### WHAT YOU HAVE TO DO
Repeat, exactly and only, the lines from the beginning of the data through the line with "0.365, 0.354, 0.333]". Pictures are left out.

### DATA LINES
■ ■ ■ ■ ■ ■ ■

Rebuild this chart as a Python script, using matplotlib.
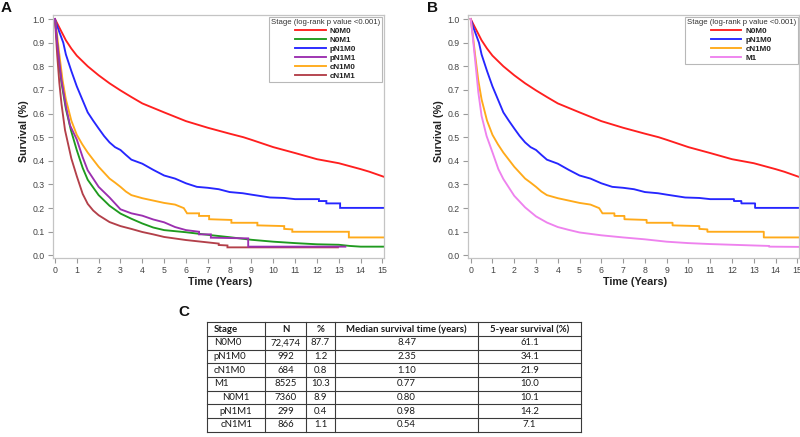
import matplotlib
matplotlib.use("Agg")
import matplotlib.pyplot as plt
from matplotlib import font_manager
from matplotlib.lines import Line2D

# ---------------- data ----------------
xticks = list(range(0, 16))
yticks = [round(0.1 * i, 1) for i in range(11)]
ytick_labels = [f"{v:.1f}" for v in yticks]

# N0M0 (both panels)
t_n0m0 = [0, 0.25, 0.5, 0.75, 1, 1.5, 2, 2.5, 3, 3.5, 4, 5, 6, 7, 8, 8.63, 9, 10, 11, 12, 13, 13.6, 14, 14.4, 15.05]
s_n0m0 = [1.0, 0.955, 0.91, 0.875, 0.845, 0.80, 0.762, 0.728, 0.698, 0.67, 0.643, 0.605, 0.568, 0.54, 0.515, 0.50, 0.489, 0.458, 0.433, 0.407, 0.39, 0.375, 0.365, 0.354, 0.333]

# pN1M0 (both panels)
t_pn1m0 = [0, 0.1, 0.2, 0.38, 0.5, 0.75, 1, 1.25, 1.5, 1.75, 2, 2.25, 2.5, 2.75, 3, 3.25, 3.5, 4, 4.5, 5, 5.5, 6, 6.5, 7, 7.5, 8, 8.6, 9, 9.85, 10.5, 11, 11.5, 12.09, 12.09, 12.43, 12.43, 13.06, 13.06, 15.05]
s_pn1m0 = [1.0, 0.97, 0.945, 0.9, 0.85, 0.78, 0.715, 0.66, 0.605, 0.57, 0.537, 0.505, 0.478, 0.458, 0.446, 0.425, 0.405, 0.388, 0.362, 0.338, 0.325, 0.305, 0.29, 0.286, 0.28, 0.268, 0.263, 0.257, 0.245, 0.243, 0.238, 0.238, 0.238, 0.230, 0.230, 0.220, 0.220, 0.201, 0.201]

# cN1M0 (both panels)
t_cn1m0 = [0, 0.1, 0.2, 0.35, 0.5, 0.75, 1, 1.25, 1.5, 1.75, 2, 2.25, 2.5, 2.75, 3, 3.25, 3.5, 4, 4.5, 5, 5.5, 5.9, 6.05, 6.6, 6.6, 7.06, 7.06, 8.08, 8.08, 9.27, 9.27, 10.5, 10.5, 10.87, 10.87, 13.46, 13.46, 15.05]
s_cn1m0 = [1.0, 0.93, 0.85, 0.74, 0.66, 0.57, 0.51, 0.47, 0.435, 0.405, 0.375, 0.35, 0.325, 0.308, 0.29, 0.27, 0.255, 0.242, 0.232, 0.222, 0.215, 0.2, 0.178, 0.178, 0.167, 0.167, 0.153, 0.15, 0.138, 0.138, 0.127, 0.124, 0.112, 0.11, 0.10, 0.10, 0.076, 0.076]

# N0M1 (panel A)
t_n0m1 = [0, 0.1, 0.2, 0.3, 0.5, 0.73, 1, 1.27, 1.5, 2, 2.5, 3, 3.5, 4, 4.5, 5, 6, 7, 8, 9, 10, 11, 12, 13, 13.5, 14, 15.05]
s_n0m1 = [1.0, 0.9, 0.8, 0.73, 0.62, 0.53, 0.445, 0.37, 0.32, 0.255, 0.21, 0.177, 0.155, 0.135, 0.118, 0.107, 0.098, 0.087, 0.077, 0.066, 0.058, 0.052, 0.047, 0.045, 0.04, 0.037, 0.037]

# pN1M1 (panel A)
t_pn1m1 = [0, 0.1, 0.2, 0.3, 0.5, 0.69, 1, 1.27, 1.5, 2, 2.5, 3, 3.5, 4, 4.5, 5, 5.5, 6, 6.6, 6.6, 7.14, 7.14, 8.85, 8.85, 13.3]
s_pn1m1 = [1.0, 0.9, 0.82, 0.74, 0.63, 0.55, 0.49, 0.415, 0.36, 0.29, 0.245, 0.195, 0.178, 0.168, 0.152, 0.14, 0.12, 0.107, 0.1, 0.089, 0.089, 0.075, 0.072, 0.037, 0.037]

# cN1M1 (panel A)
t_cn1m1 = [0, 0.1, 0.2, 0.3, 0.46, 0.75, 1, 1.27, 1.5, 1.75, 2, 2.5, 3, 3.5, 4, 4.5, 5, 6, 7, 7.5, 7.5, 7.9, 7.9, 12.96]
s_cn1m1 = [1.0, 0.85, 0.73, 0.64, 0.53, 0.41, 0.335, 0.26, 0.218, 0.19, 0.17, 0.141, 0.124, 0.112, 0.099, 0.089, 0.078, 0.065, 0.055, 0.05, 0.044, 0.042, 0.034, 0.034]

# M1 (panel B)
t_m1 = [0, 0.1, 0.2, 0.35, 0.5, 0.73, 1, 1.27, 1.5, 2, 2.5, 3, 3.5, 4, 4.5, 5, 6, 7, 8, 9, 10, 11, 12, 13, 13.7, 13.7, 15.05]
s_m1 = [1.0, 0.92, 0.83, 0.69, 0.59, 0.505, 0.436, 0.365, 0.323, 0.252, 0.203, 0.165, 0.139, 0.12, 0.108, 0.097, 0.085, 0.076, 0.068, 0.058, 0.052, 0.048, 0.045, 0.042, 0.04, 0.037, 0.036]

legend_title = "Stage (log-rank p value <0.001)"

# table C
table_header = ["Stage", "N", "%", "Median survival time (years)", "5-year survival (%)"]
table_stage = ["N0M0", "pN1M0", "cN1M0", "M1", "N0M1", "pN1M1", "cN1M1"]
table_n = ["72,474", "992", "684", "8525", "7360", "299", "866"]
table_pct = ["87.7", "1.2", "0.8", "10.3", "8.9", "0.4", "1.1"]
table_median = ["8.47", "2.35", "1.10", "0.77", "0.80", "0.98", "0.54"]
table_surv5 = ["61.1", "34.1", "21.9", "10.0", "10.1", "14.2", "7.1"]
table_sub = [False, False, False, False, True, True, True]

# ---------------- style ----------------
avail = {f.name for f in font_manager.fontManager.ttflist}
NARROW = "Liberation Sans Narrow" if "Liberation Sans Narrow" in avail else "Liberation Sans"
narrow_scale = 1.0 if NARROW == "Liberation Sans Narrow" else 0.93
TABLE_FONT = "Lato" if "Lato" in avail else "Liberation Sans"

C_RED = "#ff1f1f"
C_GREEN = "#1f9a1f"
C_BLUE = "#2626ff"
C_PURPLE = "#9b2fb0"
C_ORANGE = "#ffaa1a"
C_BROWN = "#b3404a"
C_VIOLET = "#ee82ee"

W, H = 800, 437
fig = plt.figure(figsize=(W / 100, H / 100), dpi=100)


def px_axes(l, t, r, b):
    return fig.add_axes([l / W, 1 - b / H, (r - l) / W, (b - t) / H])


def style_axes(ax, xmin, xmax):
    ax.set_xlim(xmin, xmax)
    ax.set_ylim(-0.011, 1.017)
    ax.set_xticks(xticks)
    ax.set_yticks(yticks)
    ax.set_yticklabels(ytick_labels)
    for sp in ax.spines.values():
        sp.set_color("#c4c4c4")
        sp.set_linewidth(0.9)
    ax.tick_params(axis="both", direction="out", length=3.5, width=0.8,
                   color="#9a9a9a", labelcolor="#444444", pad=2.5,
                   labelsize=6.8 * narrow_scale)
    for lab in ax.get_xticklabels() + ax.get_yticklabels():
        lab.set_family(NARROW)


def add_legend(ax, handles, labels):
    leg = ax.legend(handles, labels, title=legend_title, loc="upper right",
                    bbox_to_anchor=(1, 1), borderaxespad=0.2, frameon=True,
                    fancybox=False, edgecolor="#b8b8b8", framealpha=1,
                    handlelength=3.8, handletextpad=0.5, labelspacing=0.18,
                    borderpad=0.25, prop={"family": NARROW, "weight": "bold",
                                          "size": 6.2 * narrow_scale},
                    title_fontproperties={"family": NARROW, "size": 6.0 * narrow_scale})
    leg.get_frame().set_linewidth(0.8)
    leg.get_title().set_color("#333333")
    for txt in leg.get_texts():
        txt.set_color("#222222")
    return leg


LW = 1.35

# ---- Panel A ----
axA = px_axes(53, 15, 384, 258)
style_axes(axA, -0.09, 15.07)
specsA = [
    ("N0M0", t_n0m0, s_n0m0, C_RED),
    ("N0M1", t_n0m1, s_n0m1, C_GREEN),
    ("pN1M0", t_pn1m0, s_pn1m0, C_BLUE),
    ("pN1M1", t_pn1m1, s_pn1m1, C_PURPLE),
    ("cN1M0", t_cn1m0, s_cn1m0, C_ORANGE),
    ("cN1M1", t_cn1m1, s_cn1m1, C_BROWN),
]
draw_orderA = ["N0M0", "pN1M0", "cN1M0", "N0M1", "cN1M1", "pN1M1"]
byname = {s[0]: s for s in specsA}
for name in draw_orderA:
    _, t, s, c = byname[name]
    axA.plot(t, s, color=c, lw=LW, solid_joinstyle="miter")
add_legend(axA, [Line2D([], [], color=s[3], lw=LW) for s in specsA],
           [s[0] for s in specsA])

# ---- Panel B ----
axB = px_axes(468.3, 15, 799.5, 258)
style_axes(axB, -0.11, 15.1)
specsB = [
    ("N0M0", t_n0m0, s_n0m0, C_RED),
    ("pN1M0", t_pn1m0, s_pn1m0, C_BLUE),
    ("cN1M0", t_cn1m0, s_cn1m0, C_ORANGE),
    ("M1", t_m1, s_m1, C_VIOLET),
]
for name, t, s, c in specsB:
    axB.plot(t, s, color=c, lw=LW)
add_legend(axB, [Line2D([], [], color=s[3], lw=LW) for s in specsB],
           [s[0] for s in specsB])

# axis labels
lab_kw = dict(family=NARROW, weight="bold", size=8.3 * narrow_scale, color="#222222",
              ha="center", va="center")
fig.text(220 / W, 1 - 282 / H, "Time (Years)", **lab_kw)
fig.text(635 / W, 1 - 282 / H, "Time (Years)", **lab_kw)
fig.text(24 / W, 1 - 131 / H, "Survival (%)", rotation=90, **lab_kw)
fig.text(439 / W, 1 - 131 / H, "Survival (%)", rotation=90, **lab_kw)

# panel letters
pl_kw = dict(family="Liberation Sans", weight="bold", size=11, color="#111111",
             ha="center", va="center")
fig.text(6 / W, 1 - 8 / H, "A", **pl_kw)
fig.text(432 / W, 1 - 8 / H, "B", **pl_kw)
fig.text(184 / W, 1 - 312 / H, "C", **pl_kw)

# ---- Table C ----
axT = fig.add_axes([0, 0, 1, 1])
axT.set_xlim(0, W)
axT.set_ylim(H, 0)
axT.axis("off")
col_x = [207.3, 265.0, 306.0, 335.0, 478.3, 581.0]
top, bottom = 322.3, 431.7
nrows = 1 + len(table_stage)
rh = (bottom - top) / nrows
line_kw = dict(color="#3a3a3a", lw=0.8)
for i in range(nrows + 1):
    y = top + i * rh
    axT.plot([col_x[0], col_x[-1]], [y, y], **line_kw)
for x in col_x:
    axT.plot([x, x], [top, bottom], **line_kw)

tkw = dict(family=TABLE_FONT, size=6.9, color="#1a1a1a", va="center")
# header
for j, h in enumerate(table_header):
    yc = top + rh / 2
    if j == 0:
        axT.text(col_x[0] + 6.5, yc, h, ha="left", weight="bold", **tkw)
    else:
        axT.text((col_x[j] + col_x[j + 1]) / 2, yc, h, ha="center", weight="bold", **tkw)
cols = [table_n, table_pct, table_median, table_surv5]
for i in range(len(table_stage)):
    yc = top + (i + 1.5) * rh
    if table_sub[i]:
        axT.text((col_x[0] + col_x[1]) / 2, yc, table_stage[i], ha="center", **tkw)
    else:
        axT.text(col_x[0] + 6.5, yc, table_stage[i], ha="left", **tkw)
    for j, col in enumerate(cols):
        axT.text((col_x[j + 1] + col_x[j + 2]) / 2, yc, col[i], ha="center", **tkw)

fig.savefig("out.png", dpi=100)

■ ■ ■ ■ ■ ■ ■

### RESULT BELOW
Rebuild this chart as a Python script, using matplotlib.
import matplotlib
matplotlib.use("Agg")
import matplotlib.pyplot as plt
from matplotlib import font_manager
from matplotlib.lines import Line2D

# ---------------- data ----------------
xticks = list(range(0, 16))
yticks = [round(0.1 * i, 1) for i in range(11)]
ytick_labels = [f"{v:.1f}" for v in yticks]

# N0M0 (both panels)
t_n0m0 = [0, 0.25, 0.5, 0.75, 1, 1.5, 2, 2.5, 3, 3.5, 4, 5, 6, 7, 8, 8.63, 9, 10, 11, 12, 13, 13.6, 14, 14.4, 15.05]
s_n0m0 = [1.0, 0.955, 0.91, 0.875, 0.845, 0.80, 0.762, 0.728, 0.698, 0.67, 0.643, 0.605, 0.568, 0.54, 0.515, 0.50, 0.489, 0.458, 0.433, 0.407, 0.39, 0.375, 0.365, 0.354, 0.333]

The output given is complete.